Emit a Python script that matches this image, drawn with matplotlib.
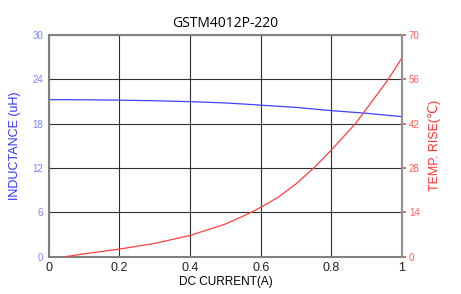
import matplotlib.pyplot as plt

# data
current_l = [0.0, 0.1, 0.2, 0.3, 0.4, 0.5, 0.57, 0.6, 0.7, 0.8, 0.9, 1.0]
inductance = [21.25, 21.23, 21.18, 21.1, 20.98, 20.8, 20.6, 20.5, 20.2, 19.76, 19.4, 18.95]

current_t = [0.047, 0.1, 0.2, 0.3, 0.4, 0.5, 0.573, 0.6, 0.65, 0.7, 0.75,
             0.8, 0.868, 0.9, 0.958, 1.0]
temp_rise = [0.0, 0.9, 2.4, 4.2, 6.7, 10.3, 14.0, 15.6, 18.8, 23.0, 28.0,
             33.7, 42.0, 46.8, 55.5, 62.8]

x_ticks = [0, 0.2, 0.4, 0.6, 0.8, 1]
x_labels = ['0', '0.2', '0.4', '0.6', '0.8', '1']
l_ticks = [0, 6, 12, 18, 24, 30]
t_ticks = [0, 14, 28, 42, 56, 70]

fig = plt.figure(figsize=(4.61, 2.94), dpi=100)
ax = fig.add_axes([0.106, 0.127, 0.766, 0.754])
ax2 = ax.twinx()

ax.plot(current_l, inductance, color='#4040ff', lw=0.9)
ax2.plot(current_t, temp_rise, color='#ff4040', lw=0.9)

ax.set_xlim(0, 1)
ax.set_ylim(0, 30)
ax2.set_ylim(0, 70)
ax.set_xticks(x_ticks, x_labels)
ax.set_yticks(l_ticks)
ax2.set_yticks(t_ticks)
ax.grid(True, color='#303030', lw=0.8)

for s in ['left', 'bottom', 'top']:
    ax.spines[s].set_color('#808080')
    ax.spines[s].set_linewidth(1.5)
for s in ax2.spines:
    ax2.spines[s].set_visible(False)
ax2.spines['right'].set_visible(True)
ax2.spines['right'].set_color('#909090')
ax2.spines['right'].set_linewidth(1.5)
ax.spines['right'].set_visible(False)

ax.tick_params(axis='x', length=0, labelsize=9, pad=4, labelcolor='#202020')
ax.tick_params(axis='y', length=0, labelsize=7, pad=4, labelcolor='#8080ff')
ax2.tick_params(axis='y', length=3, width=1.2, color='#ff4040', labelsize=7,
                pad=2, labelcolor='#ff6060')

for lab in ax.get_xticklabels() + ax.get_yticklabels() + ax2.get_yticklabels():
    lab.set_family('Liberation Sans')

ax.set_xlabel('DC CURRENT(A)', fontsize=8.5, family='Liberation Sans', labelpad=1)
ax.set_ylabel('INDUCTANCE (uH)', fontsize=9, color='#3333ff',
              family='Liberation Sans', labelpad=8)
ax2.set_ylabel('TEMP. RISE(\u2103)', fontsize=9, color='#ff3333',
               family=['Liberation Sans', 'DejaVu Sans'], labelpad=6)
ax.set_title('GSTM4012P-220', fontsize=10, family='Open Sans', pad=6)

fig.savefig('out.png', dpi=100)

EXERCISE AIM:
Reproduce each line of the material containing the word "matplotlib".

EXERCISE RESPONSE:
Emit a Python script that matches this image, drawn with matplotlib.
import matplotlib.pyplot as plt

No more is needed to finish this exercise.